January was perched at the end of a long year. I believed in her promises. She glistened just past the twinkling lights and crumpled up wrapping paper seemingly fresh and bright. I was tired and worn. Craving a renewed energy, I looked so forward to her arrival. Somehow simply turning the page to a new month, a new year was enough to put a bit of wind in my sails.
And now the dust has settled. The new is worn off. My fresh starts have quickly turned into second and third attempts. The fast pace of working and mothering causes me to fall right back into the slump of misplacing my priorities and just like that I’m once again on the hamster wheel of life.
And I wonder, am I alone in the emptiness of missing the mark? The burden of missteps in disciplining weigh on my heart once more and I find that more often than not it’s that very same heaviness that causes me to say and do things that only add to my feelings of inadequacy in parenting.
On New Year’s Eve, our eight-year-old asked us inquisitively about whether or not we set “golds” or “revolutions.” We laughed at his attempt to use the right phrases, almost getting it right, yet making the intended words even more meaningful. His phrasing caused a stir in me that hasn’t left. I didn’t make the types of goals that most people do – like losing weight or eating healthier – both of which I could have claimed for myself. I made parenting goals that included being more present, more consistent, and just being better at all things related to mothering.
There are quiet thoughts buried deep in my heart about the kind of home I want to create and how I pray we raise our boys and I always feel as though I am missing the mark. Funny how when a little life enters the world, out rushes the doubt and fear about whether or not we are enough. It truly is the enemy’s ultimate attack on motherhood – placing little seeds of fear and doubt that surround a mother’s heart as it swells with the love God gives her for her children.
I’ve realized that what I had set as my goals and resolutions for parenting were not enough to fill a well of emptiness that comes with the daily to-do lists of life because they were stacked with unrealistic expectations dictated by the world around me and not characterized by the things that the Lord says matter.
Since becoming a mother, I’ve clung to Lamentations 3:22-23.
22 The faithful love of the Lord never ends! His mercies never cease.
23 Great is his faithfulness. His mercies begin afresh each morning.
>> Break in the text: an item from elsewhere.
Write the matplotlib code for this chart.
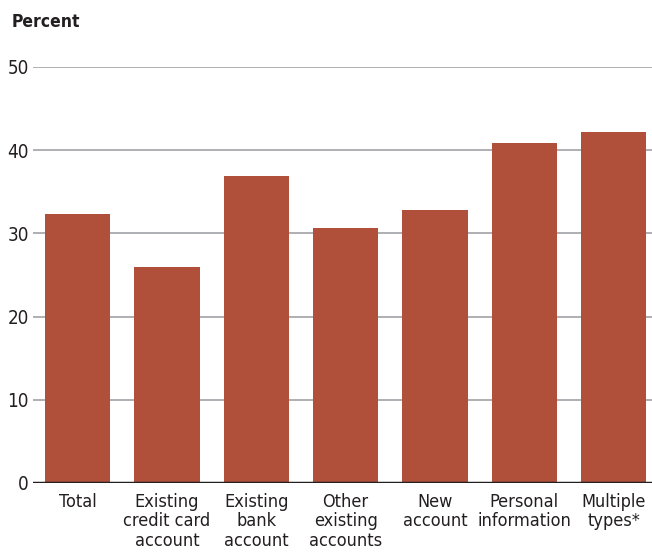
import matplotlib
matplotlib.use("Agg")
import matplotlib.pyplot as plt

categories = ["Total", "Existing\ncredit card\naccount", "Existing\nbank\naccount",
              "Other\nexisting\naccounts", "New\naccount", "Personal\ninformation",
              "Multiple\ntypes*"]
values = [32.3, 26.0, 36.9, 30.6, 32.8, 40.9, 42.2]
yticks = [0, 10, 20, 30, 40, 50]

plt.rcParams['font.family'] = ['DejaVu Sans']
plt.rcParams['font.stretch'] = 'condensed'

W, H = 652, 555
fig = plt.figure(figsize=(W/100, H/100), dpi=100)
ax = fig.add_axes([33/W, 72/H, (652-33)/W, (483-67)/H])

x = list(range(len(categories)))
ax.bar(x, values, width=0.73, color="#B0503A", zorder=3)
ax.set_ylim(0, 50)
ax.set_xlim(-0.5, 6.43)
ax.set_yticks(yticks)
ax.set_yticklabels([str(t) for t in yticks], fontsize=13.5, color="#231F20")
ax.set_xticks(x)
ax.set_xticklabels(categories, fontsize=13, color="#231F20", linespacing=1.12)
ax.tick_params(axis='y', length=0, pad=3)
ax.tick_params(axis='x', length=0, pad=7)
for t in yticks[1:]:
    ax.axhline(t, color="#A7A9AC", lw=1.3, zorder=1)
ax.axhline(0, color="#231F20", lw=2.5, zorder=4)
for s in ax.spines.values():
    s.set_visible(False)
fig.text(12/W, 1 - 22/H, "Percent", fontsize=12.5, fontweight="bold", color="#231F20",
         va="center", ha="left")
fig.savefig("out.png", dpi=100)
I’ve needed the reassurance of a never-ending love I don’t deserve and can’t earn. I’ve needed access to mercy and forgiveness that washes over me and reminds me that I am just a vessel, an instrument in the hands of God who calls me to teach my children His ways and guide them in His word. This is my calling and should be the foundation on build each day, but I will be honest and admit that it isn’t always where I begin.
Is this something that resonates with you? When I scour the Internet reading articles and blogs on parenting, I find so many parents feel the same way I do and I wonder if it’s always been this way? Did this fast pace of life always exist? Has fear and guilt continually ravaged the hearts of mothers? And do we all struggle with the emptiness of not measuring up no matter how many times we try?
Social media has given a voice to parents that generations before didn’t have and it has provided a place to share about the ups and downs of raising children. In moments of transparency, we often admit the struggle, the weaknesses, the failures in day to day life. It has become something the world nods to – this admittance that parenting is not an easy task. We bond and connect over our imperfections as parents, but I wish it didn’t stop there.
I wish we’d go a step further and finish the story. I wish we’d tell about how through the broken vessel, He pours out living water. Because in our weakness, He is made strong – even in our parenting!
We aren’t meant to shoulder the weight of not measuring up, but rather humbly admit our inadequacies and lay those missteps and weaknesses at the feet of our faithful God. Our role is to focus on His greatness and what He can do through us. This is a daily, sometimes moment by moment choice in the trenches of nurturing these little lives He’s given to us.
The most important role of parenting is not necessarily something we do for our children, but something we do ourselves in following steadfast after the heart of the Lord. If we can push through the noise of the world and prioritize our moments with Him, posturing our hearts on what He says about us, there we will find gold in the form of rest and renewal and we won’t need to work so hard to measure up anymore. We will come to know how He delights in us, even at our worst, He loves us right where we are and these truths take root in our hearts cultivating peaceful, joy-producing soil that lays a solid, faith-centered foundation for our home and our family.
So in this struggle of stops and starts of January, I’ve learned that relying on the flip of a calendar won’t bring about any sort of lasting change in my heart. A new year won’t fix a broken me, because I am not meant to be fixed, I am meant to be used. The pieces of me that are wrecked, shattered, and fragmented are the very ones He wants to use to guide my children and build our home. My only resolve is to be a willing vessel.